I have rarely–oddly enough–been asked who’s my favorite blogger.
My favorite blogger, from the first day I found her blog until this very day, today, is the once-famous, always wonderful Michele Catalano. She used to run a blog called “A Small Victory” which, to me, was a constant source of inspiration. It still is, or the memory of it anyway. She was brilliant. She could make me laugh, she could make me cry, she was rock and roll, and she was definitely a chick who kicked ass and took names. She also did great things, like a little project called Trooptrax that no one seems to remember but they should, sending music to troops over in Iraq and Afghanistan so they’d have music and know people back home care. I had a mad crush on this woman, still do. I would be her creepy stalker if she’d let me.
At some point she started getting more and more erratic, then suddenly one day she up and quit. I knew a little about her personal life and that explained some of it, but it didn’t explain everything. She kept writing in other forums, other places, mostly now about music and family life, having shut down “A Small Victory” permanently.
Finally she explained why. This was why.
These days, I feel almost exactly like that. Not the same, but close.
While politically my views have not shifted all that much–mellowed a little, but still very much in the Joe Lieberman/Scoop Jackson/John McCain mold, liberal on some things, centrist on others, quite hawkish on defense, still a big supporter of what we’re doing in Iraq and Afghanistan–I understand hers have. And you know, I’m OK with that, because one thing Michele never was was a fake or a phony. Crazy? Different question. But not a fake.
And in a world of fakes and phonies and self-promoting posers, that’s a real treasure. She may feel like she cracked up, may have been in the bottom of depression and drink and a life she didn’t want–been there, done that–but she was still real.
John Eddy recently reminded me of one of her best lines, about parenting: it’s not a direct quote (her archives are gone, dammit), but it was something along the lines of, “When my son grows up, the cops may catch him with a pound of cocaine and a dead hooker in the trunk, but he’ll damn well be saying ‘please,’ ‘thank you,’ ‘yes sir’ and ‘no ma’am’ to the officers as they take him away.” How can you not love someone who writes like that?
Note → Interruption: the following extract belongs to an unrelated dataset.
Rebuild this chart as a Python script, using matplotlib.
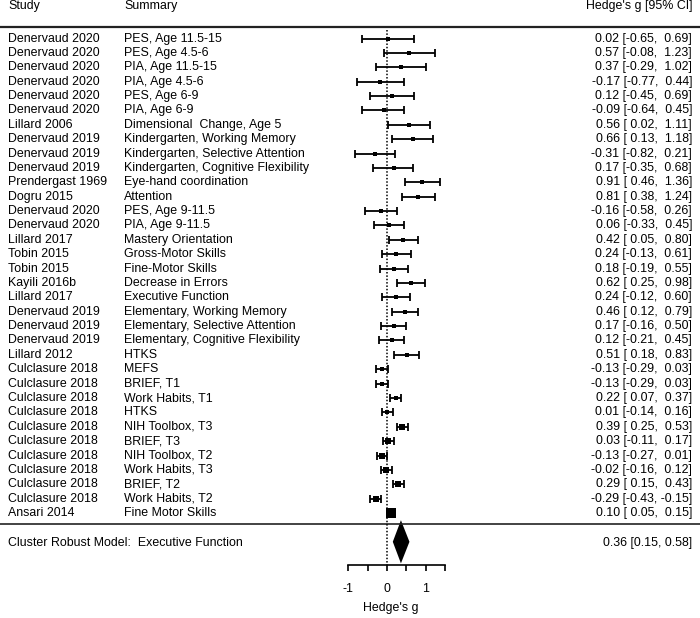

But when I look at her “goodbye to all of that” statement, and why she quit political blogging and shut down “A Small Victory,” I can understand it. It is very difficult to dance out here in the mind field taking stances and arguing with people, having thousands of people reading you and wanting a piece of you and wanting to praise or condemn you at every turn, questioning your motives, questioning your ideological purity, insulting you, demeaning you, or just wanting you to scream with them at whatever they’re screaming about, especially when they suddenly realize you were never on their “side,” you were just saying what you thought at the time.
Unlike Michele, I won’t shut down this blog. But it has to be a place where I can open up the front page and not be afraid of what I’m going to find there with my name on the top of the page, or don’t look back (too often) and say “man, I’m ashamed of that.” I have to exert strong editorial control, and I haven’t figured out what “strong editorial control” means exactly yet–although it’s firming up in my head. What I’m thinking at this point is telling contributors that they are still contributors, but they have to run things past me first, and furthermore, certain topics are just off the table because I said so, and I will not put up with any grousing or recriminations.
And I’m just not going to get into it with people anymore: if I’m your target I’m just not playing with you.
By the way, Michele still writes a bunch of places, for publication and just for the internet, mostly about parenting, family, and music. I won’t link them right now because, well, I don’t need people who are mad at me following her around (and there are people who do that, it’s weird but they do). But I still love everything she writes. Even though her kids are delinquents and her favorite bands all suck.